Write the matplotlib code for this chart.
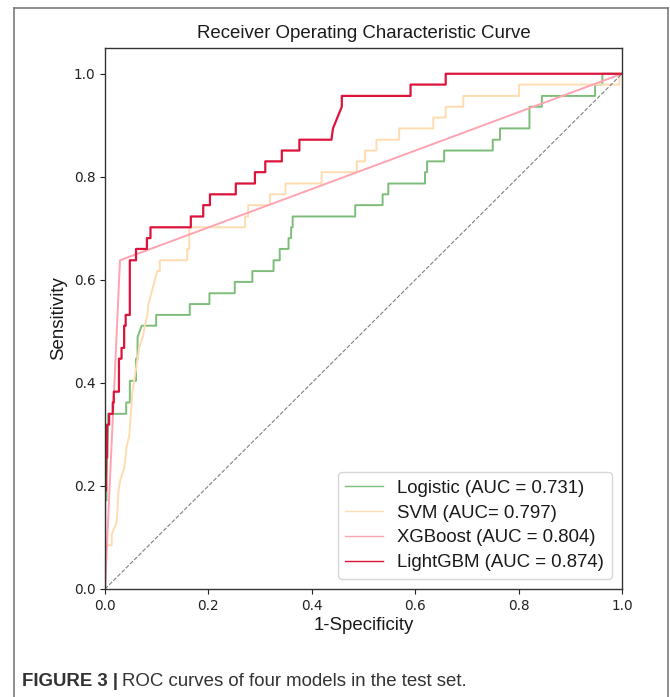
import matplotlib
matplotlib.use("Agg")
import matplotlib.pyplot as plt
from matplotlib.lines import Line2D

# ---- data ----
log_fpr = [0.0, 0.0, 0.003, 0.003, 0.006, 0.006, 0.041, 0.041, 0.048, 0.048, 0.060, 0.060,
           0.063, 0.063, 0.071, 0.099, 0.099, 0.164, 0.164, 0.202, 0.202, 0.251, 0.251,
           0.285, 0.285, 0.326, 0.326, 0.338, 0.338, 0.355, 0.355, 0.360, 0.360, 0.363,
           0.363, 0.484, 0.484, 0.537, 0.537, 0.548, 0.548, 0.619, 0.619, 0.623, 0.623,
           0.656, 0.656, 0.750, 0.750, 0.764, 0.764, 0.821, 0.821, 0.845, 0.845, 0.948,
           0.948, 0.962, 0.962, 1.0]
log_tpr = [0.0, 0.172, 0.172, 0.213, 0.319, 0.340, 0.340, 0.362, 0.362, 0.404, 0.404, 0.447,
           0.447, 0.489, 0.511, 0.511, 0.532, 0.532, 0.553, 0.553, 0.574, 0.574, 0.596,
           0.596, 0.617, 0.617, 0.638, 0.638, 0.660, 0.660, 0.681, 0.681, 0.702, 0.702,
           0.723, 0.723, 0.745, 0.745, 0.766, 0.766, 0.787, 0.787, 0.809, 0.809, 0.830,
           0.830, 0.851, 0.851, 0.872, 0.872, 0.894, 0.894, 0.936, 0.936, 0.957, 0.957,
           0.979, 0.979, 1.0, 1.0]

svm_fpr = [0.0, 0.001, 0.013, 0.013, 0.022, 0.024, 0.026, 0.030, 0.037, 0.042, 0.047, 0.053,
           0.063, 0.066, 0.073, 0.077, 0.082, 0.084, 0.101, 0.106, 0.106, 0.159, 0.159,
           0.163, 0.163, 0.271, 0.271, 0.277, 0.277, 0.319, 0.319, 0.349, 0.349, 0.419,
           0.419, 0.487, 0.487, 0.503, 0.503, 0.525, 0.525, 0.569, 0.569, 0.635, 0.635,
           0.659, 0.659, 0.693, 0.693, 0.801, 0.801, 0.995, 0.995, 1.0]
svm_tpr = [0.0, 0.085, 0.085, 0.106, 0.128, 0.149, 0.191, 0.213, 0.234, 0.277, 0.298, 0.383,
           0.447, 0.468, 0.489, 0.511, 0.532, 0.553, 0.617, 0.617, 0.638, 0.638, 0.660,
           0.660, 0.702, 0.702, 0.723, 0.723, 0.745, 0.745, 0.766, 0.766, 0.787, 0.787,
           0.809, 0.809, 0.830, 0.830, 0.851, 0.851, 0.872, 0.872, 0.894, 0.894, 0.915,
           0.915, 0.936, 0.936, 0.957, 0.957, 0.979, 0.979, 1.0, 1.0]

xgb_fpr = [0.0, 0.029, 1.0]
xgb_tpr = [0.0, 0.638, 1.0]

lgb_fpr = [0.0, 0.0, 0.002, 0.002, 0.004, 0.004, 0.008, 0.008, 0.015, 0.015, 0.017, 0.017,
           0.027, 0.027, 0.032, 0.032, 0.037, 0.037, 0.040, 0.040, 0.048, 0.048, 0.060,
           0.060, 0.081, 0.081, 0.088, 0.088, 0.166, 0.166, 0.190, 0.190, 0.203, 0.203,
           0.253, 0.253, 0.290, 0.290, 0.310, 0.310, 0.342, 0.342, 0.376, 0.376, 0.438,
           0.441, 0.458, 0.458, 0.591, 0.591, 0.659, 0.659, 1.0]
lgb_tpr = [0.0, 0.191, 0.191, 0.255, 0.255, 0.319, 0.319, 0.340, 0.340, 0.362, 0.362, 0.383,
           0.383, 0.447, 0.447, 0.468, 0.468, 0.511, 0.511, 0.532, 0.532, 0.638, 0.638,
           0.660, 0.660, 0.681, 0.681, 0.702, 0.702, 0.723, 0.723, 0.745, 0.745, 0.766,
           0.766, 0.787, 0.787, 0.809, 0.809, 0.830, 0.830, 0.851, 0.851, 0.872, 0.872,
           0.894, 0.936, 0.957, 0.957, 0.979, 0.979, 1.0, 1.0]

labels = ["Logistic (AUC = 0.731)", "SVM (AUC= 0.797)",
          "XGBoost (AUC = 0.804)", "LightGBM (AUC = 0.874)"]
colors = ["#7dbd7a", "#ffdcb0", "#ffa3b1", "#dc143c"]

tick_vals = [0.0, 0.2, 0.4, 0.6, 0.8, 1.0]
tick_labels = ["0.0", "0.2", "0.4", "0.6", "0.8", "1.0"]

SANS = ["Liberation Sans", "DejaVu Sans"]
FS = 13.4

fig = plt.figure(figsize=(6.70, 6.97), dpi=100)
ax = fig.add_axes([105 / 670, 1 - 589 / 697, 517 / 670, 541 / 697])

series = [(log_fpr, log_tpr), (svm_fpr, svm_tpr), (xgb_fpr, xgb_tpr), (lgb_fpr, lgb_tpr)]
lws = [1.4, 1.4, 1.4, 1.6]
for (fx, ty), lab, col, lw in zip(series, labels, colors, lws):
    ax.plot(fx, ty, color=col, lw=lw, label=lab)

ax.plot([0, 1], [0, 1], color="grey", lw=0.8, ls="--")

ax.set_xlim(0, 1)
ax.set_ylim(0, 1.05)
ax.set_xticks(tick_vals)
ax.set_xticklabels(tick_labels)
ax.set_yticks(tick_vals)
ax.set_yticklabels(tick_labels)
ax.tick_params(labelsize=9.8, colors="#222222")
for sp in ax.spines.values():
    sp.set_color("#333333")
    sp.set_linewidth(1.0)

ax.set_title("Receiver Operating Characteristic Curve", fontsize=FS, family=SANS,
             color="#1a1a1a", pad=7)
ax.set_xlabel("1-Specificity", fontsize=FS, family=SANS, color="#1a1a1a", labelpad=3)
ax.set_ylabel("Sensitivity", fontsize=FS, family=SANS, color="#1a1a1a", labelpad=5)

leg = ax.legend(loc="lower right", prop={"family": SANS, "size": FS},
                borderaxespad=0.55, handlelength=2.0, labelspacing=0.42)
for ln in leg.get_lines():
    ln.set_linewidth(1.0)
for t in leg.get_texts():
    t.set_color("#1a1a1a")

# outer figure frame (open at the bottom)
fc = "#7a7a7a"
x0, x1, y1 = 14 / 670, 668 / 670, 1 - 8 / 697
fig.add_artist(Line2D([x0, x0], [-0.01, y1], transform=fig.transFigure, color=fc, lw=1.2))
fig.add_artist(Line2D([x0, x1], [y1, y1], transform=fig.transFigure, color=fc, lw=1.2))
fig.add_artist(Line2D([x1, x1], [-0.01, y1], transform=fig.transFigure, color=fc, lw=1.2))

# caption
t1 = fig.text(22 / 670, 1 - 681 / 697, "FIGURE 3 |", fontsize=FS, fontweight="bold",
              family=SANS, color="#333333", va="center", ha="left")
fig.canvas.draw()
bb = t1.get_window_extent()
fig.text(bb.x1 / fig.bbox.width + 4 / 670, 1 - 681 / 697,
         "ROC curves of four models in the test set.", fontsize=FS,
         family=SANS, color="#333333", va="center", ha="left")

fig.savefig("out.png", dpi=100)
########
Would you reproduce the lines above, from the very first through the line containing "from matplotlib.lines import Line2D", exactly and without the pictures?

Write the matplotlib code for this chart.
import matplotlib
matplotlib.use("Agg")
import matplotlib.pyplot as plt
from matplotlib.lines import Line2D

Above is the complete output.